WHAT YOU NEED TO DO
Print the records below exactly, from the line containing "Generate a Python" down to the line containing "years = np.arange(1916, 2016)", both lines included, and omit every picture.

MATERIALS PROVIDED
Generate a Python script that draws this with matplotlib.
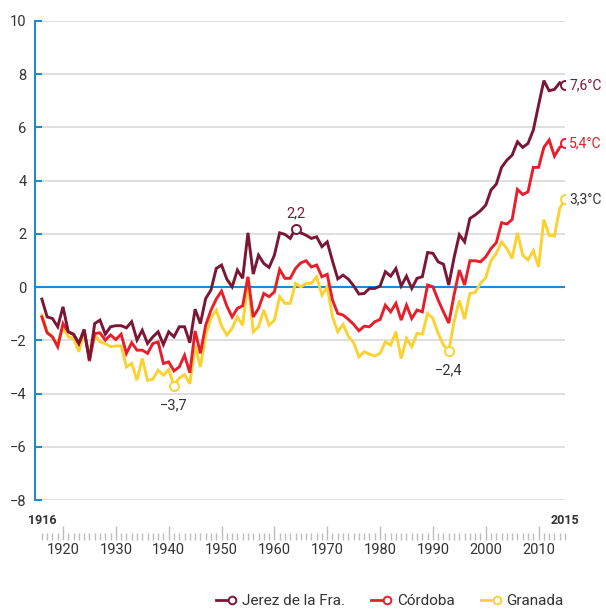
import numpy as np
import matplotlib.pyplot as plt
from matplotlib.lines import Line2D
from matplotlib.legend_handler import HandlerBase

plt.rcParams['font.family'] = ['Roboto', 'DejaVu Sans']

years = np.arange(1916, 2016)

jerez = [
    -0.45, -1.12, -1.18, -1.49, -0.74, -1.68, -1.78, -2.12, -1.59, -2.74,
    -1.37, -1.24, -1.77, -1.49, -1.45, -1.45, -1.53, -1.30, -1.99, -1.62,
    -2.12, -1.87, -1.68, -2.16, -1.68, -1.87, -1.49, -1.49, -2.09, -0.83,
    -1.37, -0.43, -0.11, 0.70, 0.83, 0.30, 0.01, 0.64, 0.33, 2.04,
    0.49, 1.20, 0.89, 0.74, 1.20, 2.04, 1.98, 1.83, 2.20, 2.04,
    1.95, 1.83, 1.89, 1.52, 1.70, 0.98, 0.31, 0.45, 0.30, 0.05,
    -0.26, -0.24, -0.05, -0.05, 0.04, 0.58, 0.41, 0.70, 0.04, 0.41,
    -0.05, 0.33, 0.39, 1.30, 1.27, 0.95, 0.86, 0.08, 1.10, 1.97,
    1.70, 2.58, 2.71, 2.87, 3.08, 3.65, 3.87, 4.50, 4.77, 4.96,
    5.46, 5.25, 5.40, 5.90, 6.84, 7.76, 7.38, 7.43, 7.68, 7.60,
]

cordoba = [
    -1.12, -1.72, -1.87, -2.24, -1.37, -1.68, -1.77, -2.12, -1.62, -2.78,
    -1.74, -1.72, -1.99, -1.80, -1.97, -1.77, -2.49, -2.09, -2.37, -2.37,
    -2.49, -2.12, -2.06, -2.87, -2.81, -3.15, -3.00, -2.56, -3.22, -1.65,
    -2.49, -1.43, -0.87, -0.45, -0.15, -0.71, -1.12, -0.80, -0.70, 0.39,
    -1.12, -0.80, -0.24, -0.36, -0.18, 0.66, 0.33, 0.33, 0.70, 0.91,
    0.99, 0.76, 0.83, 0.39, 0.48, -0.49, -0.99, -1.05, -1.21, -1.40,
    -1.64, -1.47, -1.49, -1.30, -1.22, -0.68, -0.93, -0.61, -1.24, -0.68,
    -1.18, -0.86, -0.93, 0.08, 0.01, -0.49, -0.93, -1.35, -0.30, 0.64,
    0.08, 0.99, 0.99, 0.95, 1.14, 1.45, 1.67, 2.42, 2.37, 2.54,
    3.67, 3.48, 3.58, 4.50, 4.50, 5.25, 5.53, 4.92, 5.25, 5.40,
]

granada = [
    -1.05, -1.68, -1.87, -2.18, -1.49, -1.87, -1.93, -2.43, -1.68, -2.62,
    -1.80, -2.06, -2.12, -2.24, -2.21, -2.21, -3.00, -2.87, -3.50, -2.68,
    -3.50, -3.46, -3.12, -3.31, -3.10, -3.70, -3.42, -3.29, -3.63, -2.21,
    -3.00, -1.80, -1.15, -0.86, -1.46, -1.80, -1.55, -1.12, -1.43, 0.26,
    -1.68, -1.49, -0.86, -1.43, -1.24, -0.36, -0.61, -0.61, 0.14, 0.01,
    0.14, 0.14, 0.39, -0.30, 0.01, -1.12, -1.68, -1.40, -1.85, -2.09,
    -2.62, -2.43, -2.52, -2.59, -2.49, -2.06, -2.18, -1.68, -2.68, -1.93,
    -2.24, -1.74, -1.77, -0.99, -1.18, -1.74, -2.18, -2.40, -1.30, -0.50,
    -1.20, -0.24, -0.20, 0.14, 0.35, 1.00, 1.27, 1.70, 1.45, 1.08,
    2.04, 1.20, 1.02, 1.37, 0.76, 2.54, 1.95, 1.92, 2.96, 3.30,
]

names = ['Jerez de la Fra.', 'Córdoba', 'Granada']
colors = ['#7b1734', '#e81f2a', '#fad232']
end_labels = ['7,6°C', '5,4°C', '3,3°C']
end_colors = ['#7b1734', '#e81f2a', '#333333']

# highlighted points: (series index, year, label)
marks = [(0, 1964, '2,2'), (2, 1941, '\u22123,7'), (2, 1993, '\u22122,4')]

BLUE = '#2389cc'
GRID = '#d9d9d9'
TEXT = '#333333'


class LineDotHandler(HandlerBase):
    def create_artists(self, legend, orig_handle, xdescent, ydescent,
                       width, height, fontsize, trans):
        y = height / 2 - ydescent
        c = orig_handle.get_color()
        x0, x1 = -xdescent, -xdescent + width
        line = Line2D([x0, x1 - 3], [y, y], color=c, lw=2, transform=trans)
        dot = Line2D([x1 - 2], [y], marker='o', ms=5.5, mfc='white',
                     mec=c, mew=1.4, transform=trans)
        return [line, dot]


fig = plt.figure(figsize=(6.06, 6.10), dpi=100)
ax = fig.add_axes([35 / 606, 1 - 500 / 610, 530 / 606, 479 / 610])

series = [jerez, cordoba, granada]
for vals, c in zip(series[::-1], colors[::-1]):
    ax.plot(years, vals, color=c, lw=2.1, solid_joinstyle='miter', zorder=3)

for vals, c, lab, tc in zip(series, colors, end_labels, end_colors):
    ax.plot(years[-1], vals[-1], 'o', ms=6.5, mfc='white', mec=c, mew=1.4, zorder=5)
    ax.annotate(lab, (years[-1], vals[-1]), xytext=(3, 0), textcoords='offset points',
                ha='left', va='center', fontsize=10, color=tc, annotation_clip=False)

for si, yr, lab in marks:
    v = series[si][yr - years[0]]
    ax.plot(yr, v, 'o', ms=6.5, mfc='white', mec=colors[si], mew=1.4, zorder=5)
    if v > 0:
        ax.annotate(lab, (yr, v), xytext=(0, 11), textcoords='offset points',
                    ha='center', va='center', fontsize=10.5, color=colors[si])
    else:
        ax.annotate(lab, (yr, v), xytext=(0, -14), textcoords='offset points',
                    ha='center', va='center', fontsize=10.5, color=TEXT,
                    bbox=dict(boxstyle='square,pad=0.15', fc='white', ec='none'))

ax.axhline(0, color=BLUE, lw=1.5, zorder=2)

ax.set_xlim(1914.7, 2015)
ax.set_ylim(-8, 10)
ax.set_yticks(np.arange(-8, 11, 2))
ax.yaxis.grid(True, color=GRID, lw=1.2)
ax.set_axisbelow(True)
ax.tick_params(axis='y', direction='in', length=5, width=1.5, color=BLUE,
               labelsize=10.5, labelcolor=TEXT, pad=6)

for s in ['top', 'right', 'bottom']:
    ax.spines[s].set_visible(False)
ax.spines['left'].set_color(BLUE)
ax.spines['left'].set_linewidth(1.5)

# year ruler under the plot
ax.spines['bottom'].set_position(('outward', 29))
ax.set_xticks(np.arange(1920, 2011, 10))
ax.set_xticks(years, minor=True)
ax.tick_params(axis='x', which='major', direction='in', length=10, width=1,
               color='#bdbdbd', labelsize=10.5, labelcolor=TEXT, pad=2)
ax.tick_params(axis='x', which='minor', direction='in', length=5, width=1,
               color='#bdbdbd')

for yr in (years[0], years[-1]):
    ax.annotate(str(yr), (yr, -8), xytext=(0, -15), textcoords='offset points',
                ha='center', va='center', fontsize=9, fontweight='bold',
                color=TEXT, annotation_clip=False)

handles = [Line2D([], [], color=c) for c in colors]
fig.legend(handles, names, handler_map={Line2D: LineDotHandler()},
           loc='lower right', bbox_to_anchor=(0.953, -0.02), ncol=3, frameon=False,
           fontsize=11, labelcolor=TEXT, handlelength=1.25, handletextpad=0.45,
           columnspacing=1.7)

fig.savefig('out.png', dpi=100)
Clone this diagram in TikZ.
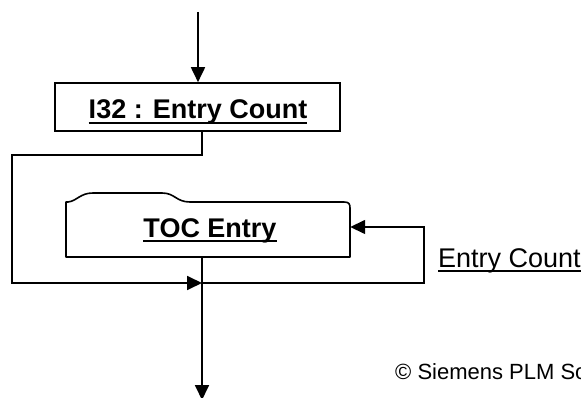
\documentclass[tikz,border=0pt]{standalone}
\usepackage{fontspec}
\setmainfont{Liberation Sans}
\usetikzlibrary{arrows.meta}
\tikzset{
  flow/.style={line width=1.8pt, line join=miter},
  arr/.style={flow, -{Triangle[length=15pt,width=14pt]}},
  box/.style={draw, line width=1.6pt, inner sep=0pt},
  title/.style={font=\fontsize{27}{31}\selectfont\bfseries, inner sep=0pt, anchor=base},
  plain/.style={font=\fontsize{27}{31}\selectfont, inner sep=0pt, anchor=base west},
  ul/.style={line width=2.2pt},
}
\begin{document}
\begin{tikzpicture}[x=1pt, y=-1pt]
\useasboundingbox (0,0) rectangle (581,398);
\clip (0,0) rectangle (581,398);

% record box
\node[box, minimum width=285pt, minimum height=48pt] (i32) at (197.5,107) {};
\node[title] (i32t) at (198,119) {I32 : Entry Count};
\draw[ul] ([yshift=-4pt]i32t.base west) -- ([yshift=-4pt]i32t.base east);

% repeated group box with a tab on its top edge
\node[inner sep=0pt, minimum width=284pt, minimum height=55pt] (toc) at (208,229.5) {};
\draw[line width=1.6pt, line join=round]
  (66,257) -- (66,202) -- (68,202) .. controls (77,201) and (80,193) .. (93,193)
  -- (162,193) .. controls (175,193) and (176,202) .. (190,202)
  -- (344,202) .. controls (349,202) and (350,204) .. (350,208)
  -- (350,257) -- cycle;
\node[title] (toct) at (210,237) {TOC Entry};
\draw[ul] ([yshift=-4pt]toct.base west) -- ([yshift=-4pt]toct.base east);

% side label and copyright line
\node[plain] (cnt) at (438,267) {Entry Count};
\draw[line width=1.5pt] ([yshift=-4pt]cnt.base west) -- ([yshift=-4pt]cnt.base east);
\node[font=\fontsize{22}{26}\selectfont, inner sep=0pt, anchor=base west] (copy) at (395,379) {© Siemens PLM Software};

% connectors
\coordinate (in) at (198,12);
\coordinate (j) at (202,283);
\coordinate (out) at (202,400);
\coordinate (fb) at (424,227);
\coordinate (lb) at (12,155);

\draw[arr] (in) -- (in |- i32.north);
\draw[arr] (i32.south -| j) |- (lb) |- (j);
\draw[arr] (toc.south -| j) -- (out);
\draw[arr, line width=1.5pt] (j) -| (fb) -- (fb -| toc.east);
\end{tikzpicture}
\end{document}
* * *
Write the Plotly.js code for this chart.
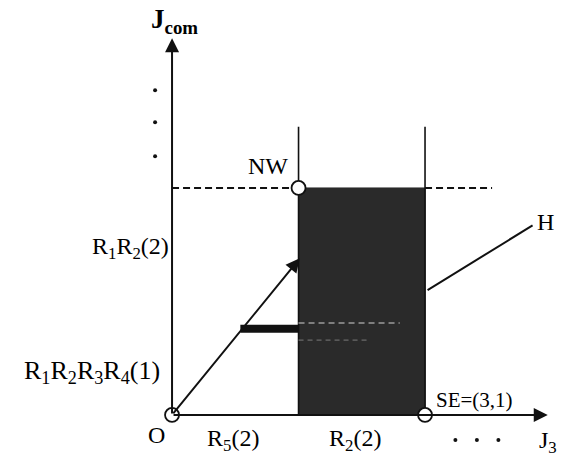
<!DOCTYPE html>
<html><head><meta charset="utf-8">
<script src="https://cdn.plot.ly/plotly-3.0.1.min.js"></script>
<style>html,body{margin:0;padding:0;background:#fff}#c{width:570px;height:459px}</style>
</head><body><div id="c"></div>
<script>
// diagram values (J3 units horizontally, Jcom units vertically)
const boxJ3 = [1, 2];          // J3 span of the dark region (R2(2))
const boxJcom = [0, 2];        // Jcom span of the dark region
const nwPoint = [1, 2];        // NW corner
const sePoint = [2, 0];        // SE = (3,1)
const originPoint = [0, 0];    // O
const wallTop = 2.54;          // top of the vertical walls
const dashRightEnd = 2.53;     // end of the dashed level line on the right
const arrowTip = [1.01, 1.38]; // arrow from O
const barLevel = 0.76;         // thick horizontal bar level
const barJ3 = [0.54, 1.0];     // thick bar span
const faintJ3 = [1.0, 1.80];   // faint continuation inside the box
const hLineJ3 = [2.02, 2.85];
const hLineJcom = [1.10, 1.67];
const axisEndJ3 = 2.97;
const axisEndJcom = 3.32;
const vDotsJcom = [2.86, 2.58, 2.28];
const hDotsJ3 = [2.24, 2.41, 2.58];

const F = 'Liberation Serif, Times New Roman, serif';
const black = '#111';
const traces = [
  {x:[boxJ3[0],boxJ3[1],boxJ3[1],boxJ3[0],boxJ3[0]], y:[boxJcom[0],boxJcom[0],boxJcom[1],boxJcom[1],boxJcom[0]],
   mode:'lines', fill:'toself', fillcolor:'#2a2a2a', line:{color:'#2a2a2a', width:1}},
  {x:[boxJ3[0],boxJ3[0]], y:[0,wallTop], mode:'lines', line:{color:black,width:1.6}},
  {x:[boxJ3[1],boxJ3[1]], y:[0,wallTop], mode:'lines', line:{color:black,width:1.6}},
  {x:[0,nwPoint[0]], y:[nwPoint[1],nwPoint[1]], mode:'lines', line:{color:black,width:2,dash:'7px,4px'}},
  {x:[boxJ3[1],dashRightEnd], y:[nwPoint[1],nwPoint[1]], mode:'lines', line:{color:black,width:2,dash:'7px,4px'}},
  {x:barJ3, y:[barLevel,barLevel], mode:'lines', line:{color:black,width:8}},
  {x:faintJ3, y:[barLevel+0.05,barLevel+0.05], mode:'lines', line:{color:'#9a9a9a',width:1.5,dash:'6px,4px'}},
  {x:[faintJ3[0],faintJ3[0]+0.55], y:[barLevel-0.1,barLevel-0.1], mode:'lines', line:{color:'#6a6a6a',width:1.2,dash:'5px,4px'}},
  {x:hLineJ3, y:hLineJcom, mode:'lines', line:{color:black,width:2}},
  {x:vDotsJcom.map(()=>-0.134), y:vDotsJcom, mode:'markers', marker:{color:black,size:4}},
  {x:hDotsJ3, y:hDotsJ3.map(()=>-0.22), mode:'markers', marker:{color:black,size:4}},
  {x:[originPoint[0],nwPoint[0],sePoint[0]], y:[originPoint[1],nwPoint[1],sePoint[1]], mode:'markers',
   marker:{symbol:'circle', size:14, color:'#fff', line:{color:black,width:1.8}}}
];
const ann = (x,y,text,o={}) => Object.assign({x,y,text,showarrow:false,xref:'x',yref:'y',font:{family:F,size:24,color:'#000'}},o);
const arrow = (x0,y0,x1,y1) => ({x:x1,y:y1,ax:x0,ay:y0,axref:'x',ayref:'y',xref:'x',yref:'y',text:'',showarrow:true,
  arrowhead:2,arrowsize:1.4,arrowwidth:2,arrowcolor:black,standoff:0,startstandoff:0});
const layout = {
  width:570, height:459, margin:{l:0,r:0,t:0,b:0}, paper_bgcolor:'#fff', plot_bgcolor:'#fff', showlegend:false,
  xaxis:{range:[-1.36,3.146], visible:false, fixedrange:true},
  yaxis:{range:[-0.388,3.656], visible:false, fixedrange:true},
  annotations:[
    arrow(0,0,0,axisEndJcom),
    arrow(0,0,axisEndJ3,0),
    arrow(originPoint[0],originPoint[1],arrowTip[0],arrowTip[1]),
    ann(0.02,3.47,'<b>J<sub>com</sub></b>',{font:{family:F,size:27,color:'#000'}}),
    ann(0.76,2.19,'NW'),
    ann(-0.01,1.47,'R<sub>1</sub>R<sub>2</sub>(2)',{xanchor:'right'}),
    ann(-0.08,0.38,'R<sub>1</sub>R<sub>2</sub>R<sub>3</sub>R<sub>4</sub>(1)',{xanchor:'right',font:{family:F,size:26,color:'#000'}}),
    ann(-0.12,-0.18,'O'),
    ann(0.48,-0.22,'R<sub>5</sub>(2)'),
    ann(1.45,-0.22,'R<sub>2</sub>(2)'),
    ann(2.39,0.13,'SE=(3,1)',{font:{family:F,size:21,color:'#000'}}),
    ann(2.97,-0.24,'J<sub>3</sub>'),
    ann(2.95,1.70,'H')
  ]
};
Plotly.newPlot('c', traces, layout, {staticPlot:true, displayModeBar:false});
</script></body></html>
--
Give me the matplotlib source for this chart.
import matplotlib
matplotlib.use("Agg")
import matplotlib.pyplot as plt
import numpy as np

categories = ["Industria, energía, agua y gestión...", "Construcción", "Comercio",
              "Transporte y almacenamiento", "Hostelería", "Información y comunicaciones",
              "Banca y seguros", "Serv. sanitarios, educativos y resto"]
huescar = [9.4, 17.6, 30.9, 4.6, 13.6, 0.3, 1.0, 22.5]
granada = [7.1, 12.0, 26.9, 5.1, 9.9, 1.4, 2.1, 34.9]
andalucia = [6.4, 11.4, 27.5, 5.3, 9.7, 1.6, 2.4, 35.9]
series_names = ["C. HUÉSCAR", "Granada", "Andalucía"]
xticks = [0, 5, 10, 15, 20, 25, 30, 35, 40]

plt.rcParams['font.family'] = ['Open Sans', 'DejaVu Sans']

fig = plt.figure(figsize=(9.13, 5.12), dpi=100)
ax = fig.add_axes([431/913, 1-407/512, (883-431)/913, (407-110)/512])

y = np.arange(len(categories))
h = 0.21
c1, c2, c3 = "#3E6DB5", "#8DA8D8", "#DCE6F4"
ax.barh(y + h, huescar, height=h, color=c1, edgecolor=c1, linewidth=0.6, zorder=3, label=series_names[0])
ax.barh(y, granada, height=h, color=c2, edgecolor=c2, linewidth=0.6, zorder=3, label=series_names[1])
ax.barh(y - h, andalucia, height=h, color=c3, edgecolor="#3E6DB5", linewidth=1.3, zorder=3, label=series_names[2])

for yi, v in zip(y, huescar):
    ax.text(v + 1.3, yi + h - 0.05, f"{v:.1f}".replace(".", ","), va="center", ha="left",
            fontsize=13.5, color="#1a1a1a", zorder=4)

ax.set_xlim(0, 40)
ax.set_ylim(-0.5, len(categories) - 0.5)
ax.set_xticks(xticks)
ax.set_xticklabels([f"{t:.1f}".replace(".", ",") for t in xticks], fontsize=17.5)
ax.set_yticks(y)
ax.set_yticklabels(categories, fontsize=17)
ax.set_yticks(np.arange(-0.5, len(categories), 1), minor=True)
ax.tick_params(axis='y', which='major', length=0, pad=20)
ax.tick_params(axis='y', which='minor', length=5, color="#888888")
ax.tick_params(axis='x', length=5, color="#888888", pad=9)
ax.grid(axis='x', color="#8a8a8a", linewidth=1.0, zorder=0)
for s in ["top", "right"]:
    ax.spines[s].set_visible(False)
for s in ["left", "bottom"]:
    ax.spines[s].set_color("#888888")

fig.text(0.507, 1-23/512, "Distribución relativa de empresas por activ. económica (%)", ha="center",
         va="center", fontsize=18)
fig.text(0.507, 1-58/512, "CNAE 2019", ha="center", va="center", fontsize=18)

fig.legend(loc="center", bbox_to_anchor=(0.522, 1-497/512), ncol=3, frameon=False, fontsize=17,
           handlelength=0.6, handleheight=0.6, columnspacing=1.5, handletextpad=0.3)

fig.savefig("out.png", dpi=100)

EXERCISE ANSWER
Generate a Python script that draws this with matplotlib.
import numpy as np
import matplotlib.pyplot as plt
from matplotlib.lines import Line2D
from matplotlib.legend_handler import HandlerBase

plt.rcParams['font.family'] = ['Roboto', 'DejaVu Sans']

years = np.arange(1916, 2016)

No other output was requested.